As described below, the present invention overcomes the disadvantages of the ac induced and externally applied current flow control devices cited earlier. The present invention also improves on and eliminates the deficiencies of the dc flow brakes known to date. Further objects and advantages of the invention will become apparent from a consideration of the drawings and ensuing description.

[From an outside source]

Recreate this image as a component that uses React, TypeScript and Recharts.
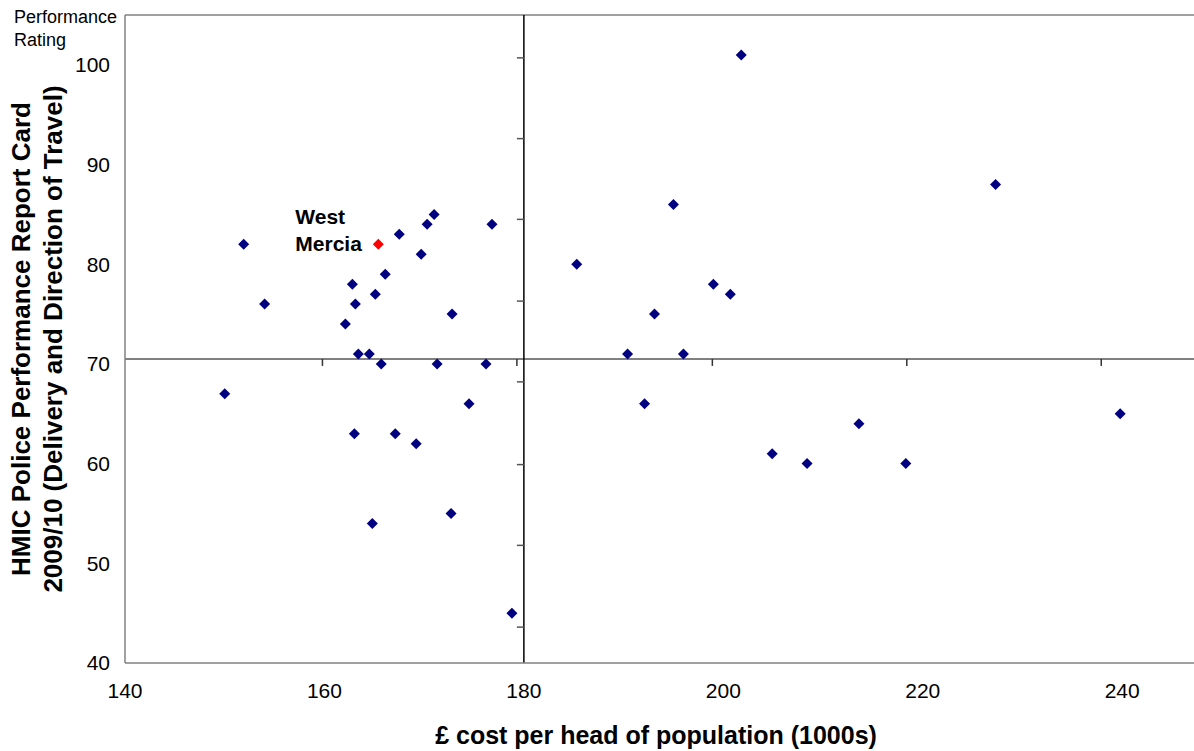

Therefore, it is an object of the present invention to provide an electromagnetic flow control device that does not require high frequency alternating current for operation. It is a further object of the present invention to provide an electromagnetic flow control device that does not require any kind of special internal passage member to direct the flow. It is a further object of the present invention to provide an electromagnetic flow control device that is compact in size, readily manufacturable and is low in cost. It is another object of the present invention to provide an electromagnetic flow control device that does not require high power for operation.